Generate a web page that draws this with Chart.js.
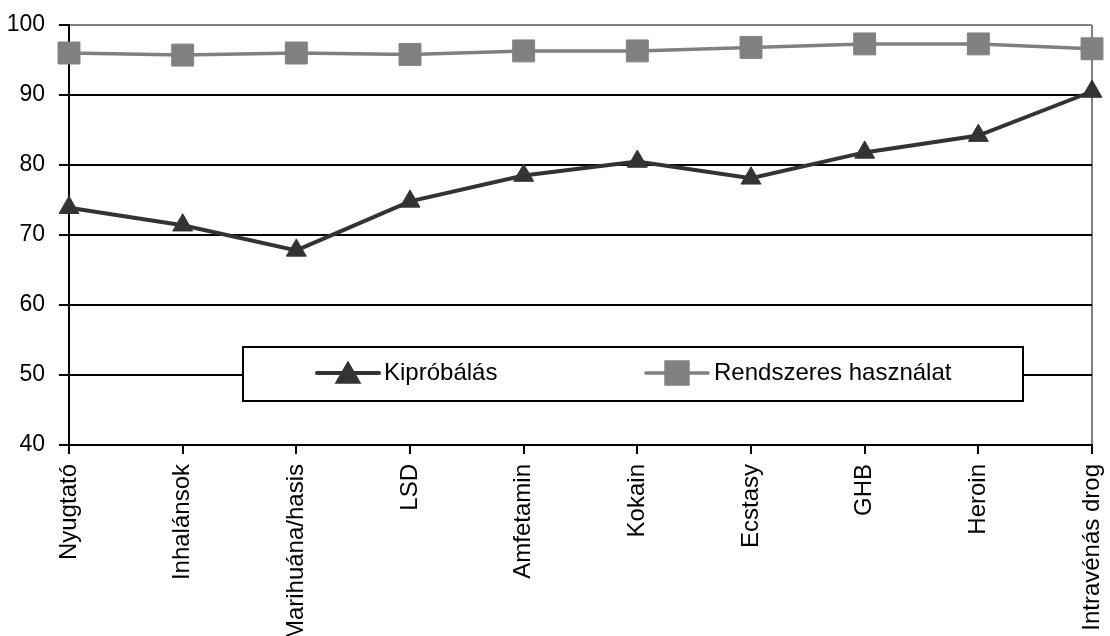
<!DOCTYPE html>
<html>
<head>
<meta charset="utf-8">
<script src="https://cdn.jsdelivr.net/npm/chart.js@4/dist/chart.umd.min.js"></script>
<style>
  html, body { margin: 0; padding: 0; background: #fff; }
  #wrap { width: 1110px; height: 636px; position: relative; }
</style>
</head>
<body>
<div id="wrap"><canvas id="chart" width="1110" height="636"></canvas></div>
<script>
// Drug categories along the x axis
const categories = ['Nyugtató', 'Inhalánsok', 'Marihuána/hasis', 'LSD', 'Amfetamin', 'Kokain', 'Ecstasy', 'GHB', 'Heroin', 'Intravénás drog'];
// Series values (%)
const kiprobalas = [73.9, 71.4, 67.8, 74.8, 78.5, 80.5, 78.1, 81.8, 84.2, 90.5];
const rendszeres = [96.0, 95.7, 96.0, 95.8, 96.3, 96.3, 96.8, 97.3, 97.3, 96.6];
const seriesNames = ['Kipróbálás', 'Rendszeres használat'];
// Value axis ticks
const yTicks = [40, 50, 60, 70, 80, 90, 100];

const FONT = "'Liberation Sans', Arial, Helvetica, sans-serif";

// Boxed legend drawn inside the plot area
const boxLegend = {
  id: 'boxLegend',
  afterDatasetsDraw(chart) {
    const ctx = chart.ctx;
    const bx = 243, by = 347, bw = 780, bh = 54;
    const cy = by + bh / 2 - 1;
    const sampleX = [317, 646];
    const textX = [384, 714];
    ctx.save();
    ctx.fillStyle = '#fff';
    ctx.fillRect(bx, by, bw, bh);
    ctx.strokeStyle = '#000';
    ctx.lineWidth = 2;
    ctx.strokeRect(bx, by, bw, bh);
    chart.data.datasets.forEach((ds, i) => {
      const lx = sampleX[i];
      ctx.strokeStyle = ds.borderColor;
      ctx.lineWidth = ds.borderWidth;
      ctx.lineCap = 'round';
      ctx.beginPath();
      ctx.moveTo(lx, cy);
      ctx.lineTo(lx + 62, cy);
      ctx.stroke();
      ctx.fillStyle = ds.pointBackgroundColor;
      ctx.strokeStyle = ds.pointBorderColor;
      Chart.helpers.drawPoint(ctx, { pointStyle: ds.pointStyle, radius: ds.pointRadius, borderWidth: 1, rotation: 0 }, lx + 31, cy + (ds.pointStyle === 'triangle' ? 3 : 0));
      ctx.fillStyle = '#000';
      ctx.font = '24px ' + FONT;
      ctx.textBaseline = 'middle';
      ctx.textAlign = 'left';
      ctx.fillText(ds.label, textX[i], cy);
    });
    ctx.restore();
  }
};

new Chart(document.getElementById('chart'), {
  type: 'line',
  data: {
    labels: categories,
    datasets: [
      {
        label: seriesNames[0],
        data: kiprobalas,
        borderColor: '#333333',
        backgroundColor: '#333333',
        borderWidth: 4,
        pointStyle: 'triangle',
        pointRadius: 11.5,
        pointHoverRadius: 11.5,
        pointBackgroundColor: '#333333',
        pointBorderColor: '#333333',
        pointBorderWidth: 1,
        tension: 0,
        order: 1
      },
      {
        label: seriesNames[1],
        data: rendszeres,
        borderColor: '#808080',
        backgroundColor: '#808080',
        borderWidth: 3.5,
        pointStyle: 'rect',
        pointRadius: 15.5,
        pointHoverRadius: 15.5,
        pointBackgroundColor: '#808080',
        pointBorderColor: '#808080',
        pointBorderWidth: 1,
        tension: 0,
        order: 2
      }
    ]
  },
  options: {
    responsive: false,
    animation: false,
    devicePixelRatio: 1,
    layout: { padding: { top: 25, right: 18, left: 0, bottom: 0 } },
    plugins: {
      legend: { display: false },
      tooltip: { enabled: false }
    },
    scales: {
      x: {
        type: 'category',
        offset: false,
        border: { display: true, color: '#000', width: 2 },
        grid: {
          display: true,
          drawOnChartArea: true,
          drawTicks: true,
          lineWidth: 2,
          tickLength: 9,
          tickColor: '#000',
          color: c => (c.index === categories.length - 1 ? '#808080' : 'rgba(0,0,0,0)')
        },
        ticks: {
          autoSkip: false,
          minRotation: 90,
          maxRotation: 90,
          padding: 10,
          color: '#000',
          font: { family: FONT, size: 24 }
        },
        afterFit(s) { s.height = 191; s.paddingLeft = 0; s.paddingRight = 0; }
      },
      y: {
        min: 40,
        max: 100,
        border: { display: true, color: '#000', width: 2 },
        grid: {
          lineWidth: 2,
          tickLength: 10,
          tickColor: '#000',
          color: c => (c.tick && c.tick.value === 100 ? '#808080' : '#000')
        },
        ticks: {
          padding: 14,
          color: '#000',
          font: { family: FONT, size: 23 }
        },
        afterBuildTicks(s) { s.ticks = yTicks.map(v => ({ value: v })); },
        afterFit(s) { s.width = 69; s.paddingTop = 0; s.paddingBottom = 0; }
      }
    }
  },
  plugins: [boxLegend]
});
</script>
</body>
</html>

****************************************

■ **YOUR OBJECTIVE**: Transcribe the preceding listing in its entirety and with exact wording, leaving out pictures.

■ **SOLUTION TO THIS EXERCISE**:
Generate a web page that draws this with Chart.js.
<!DOCTYPE html>
<html>
<head>
<meta charset="utf-8">
<script src="https://cdn.jsdelivr.net/npm/chart.js@4/dist/chart.umd.min.js"></script>
<style>
  html, body { margin: 0; padding: 0; background: #fff; }
  #wrap { width: 1110px; height: 636px; position: relative; }
</style>
</head>
<body>
<div id="wrap"><canvas id="chart" width="1110" height="636"></canvas></div>
<script>
// Drug categories along the x axis
const categories = ['Nyugtató', 'Inhalánsok', 'Marihuána/hasis', 'LSD', 'Amfetamin', 'Kokain', 'Ecstasy', 'GHB', 'Heroin', 'Intravénás drog'];
// Series values (%)
const kiprobalas = [73.9, 71.4, 67.8, 74.8, 78.5, 80.5, 78.1, 81.8, 84.2, 90.5];
const rendszeres = [96.0, 95.7, 96.0, 95.8, 96.3, 96.3, 96.8, 97.3, 97.3, 96.6];
const seriesNames = ['Kipróbálás', 'Rendszeres használat'];
// Value axis ticks
const yTicks = [40, 50, 60, 70, 80, 90, 100];

const FONT = "'Liberation Sans', Arial, Helvetica, sans-serif";

// Boxed legend drawn inside the plot area
const boxLegend = {
  id: 'boxLegend',
  afterDatasetsDraw(chart) {
    const ctx = chart.ctx;
    const bx = 243, by = 347, bw = 780, bh = 54;
    const cy = by + bh / 2 - 1;
    const sampleX = [317, 646];
    const textX = [384, 714];
    ctx.save();
    ctx.fillStyle = '#fff';
    ctx.fillRect(bx, by, bw, bh);
    ctx.strokeStyle = '#000';
    ctx.lineWidth = 2;
    ctx.strokeRect(bx, by, bw, bh);
    chart.data.datasets.forEach((ds, i) => {
      const lx = sampleX[i];
      ctx.strokeStyle = ds.borderColor;
      ctx.lineWidth = ds.borderWidth;
      ctx.lineCap = 'round';
      ctx.beginPath();
      ctx.moveTo(lx, cy);
      ctx.lineTo(lx + 62, cy);
      ctx.stroke();
      ctx.fillStyle = ds.pointBackgroundColor;
      ctx.strokeStyle = ds.pointBorderColor;
      Chart.helpers.drawPoint(ctx, { pointStyle: ds.pointStyle, radius: ds.pointRadius, borderWidth: 1, rotation: 0 }, lx + 31, cy + (ds.pointStyle === 'triangle' ? 3 : 0));
      ctx.fillStyle = '#000';
      ctx.font = '24px ' + FONT;
      ctx.textBaseline = 'middle';
      ctx.textAlign = 'left';
      ctx.fillText(ds.label, textX[i], cy);
    });
    ctx.restore();
  }
};

new Chart(document.getElementById('chart'), {
  type: 'line',
  data: {
    labels: categories,
    datasets: [
      {
        label: seriesNames[0],
        data: kiprobalas,
        borderColor: '#333333',
        backgroundColor: '#333333',
        borderWidth: 4,
        pointStyle: 'triangle',
        pointRadius: 11.5,
        pointHoverRadius: 11.5,
        pointBackgroundColor: '#333333',
        pointBorderColor: '#333333',
        pointBorderWidth: 1,
        tension: 0,
        order: 1
      },
      {
        label: seriesNames[1],
        data: rendszeres,
        borderColor: '#808080',
        backgroundColor: '#808080',
        borderWidth: 3.5,
        pointStyle: 'rect',
        pointRadius: 15.5,
        pointHoverRadius: 15.5,
        pointBackgroundColor: '#808080',
        pointBorderColor: '#808080',
        pointBorderWidth: 1,
        tension: 0,
        order: 2
      }
    ]
  },
  options: {
    responsive: false,
    animation: false,
    devicePixelRatio: 1,
    layout: { padding: { top: 25, right: 18, left: 0, bottom: 0 } },
    plugins: {
      legend: { display: false },
      tooltip: { enabled: false }
    },
    scales: {
      x: {
        type: 'category',
        offset: false,
        border: { display: true, color: '#000', width: 2 },
        grid: {
          display: true,
          drawOnChartArea: true,
          drawTicks: true,
          lineWidth: 2,
          tickLength: 9,
          tickColor: '#000',
          color: c => (c.index === categories.length - 1 ? '#808080' : 'rgba(0,0,0,0)')
        },
        ticks: {
          autoSkip: false,
          minRotation: 90,
          maxRotation: 90,
          padding: 10,
          color: '#000',
          font: { family: FONT, size: 24 }
        },
        afterFit(s) { s.height = 191; s.paddingLeft = 0; s.paddingRight = 0; }
      },
      y: {
        min: 40,
        max: 100,
        border: { display: true, color: '#000', width: 2 },
        grid: {
          lineWidth: 2,
          tickLength: 10,
          tickColor: '#000',
          color: c => (c.tick && c.tick.value === 100 ? '#808080' : '#000')
        },
        ticks: {
          padding: 14,
          color: '#000',
          font: { family: FONT, size: 23 }
        },
        afterBuildTicks(s) { s.ticks = yTicks.map(v => ({ value: v })); },
        afterFit(s) { s.width = 69; s.paddingTop = 0; s.paddingBottom = 0; }
      }
    }
  },
  plugins: [boxLegend]
});
</script>
</body>
</html>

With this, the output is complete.